Yesterday, while we were sitting outside, James Baxendale, a Brit who has made his home in Oregon, played this hymn for me on his phone. Katherine Jenkins is singing. In this version the second verse has been omitted. Cecil Spring-Rice, British Ambassador to the United States, wrote the lyrics with the losses of World War One in mind. Gustav Holst set the lyrics to achingly beautiful music. It was played at the wedding and at the funeral of Diana, Princess of Wales. The lyrics have recently come under attack.

I vow to thee, my country, all earthly things above,
Entire and whole and perfect, the service of my love;
The love that asks no question, the love that stands the test,
That lays upon the altar the dearest and the best;
The love that never falters, the love that pays the price,
The love that makes undaunted the final sacrifice.

. . .And there's another country, I've heard of long ago,
Most dear to them that love her, most great to them that know;
We may not count her armies, we may not see her King;
Her fortress is a faithful heart, her pride is suffering;
And soul by soul and silently her shining bounds increase,
And her ways are ways of gentleness, and all her paths are peace.

Comments (4)

Larry Sheldon:

Well. Once again the dismal state of my education is exposed.

I've never heard, nor heard of that song before.

What is its history, and what is the controversy?

Don't worry, I no longer expect the controversy to make any sense.
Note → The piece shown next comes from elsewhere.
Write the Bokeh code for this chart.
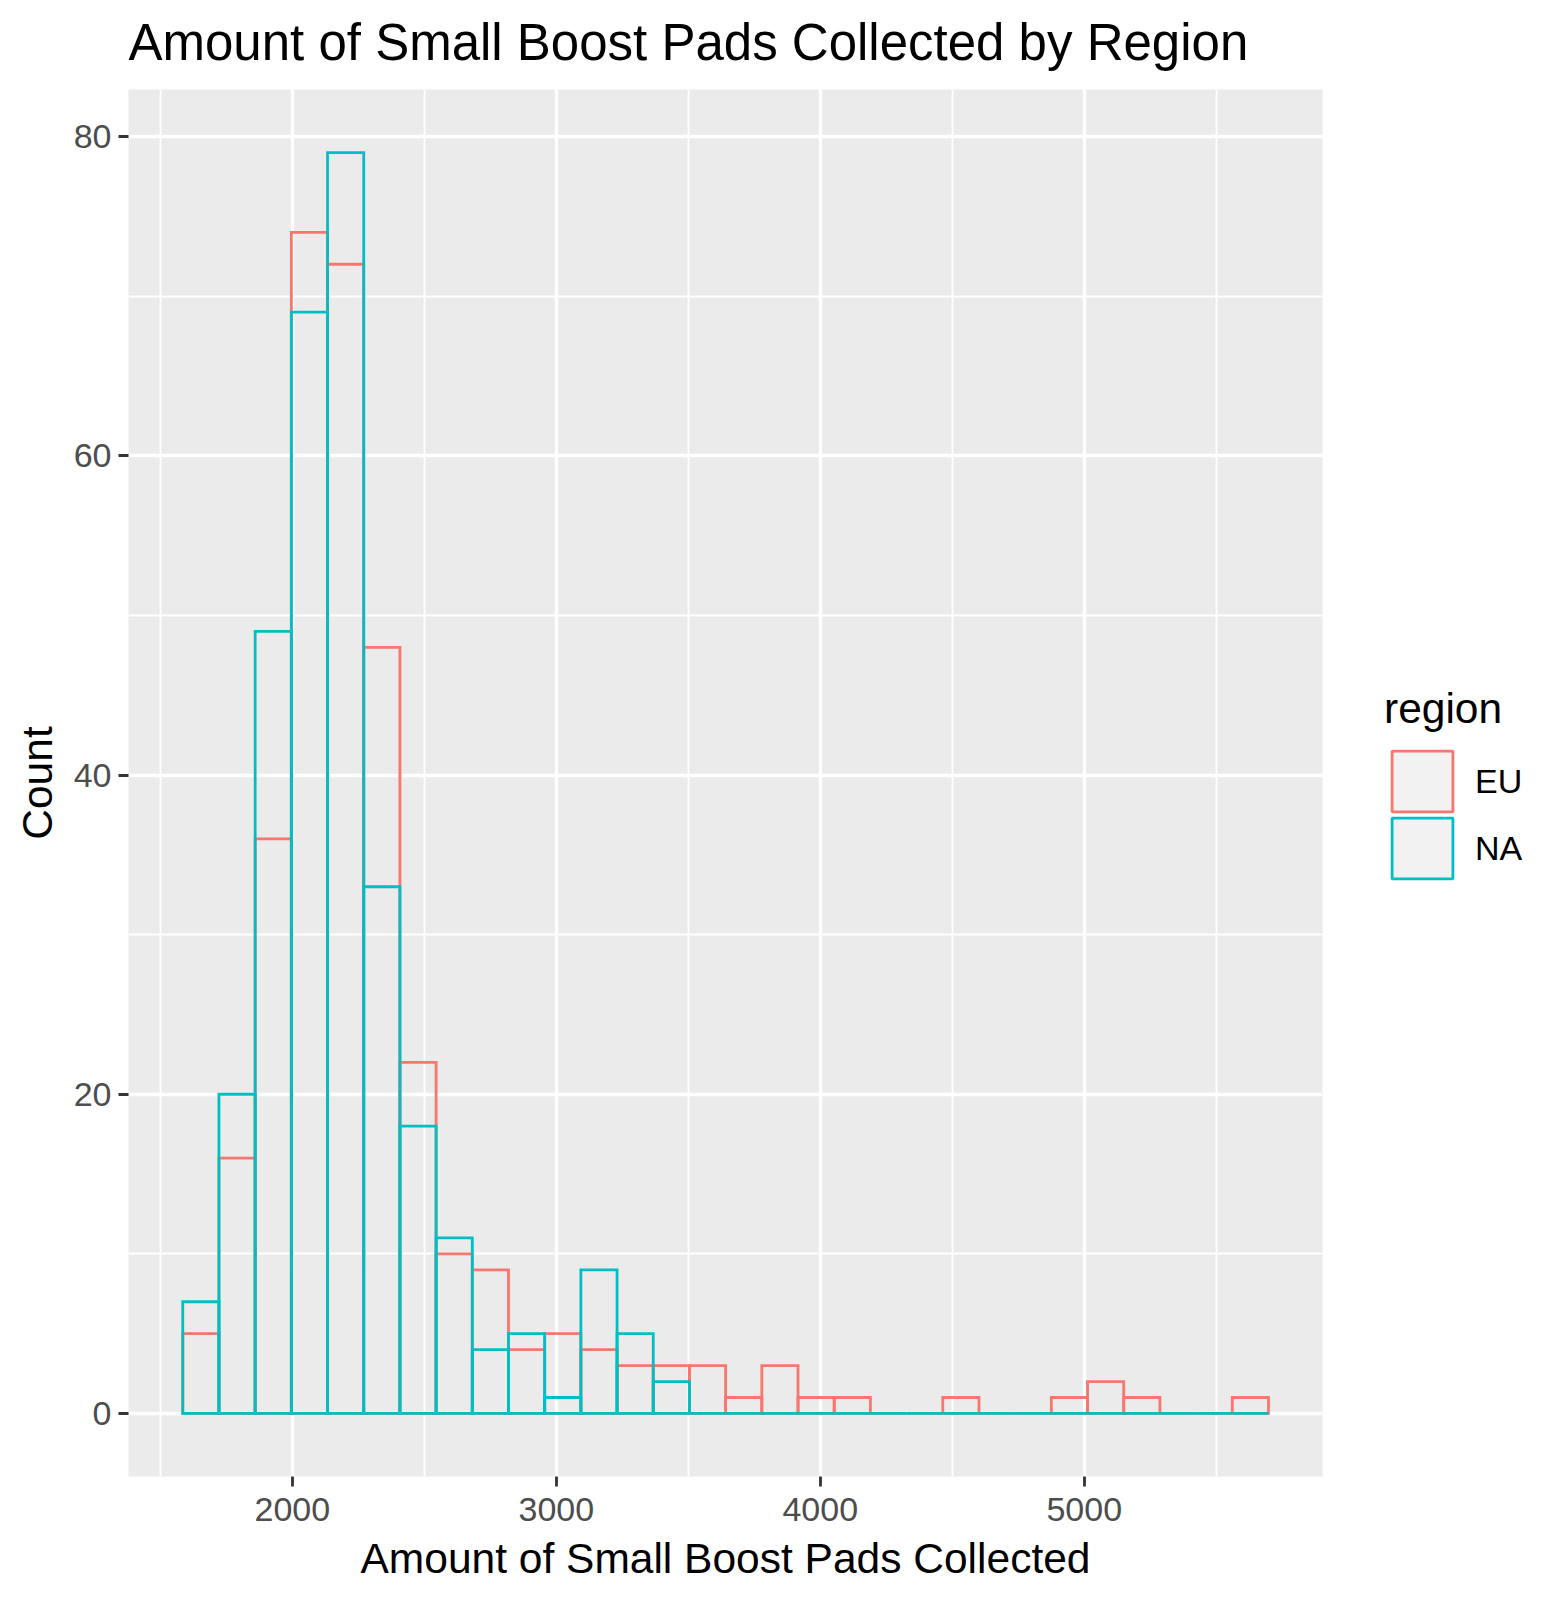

A beautiful song, by the way.

And what delightful evidence the talented women with beautiful voices don't have to be ugly.


Who objects to the lyrics? Other than Eurowimps?

wisconsin Anglophile :

I have long known the Holst tune but was unaware of the lyrics. So beautifully moving, especially when one knows something of the history behind its composition.

Near the gate of the college I attended there is a sculpture with the legend:
"Dulce et decorum pro patria mori."

Not a popular sentiment nowadays.

I loved the song and all things British.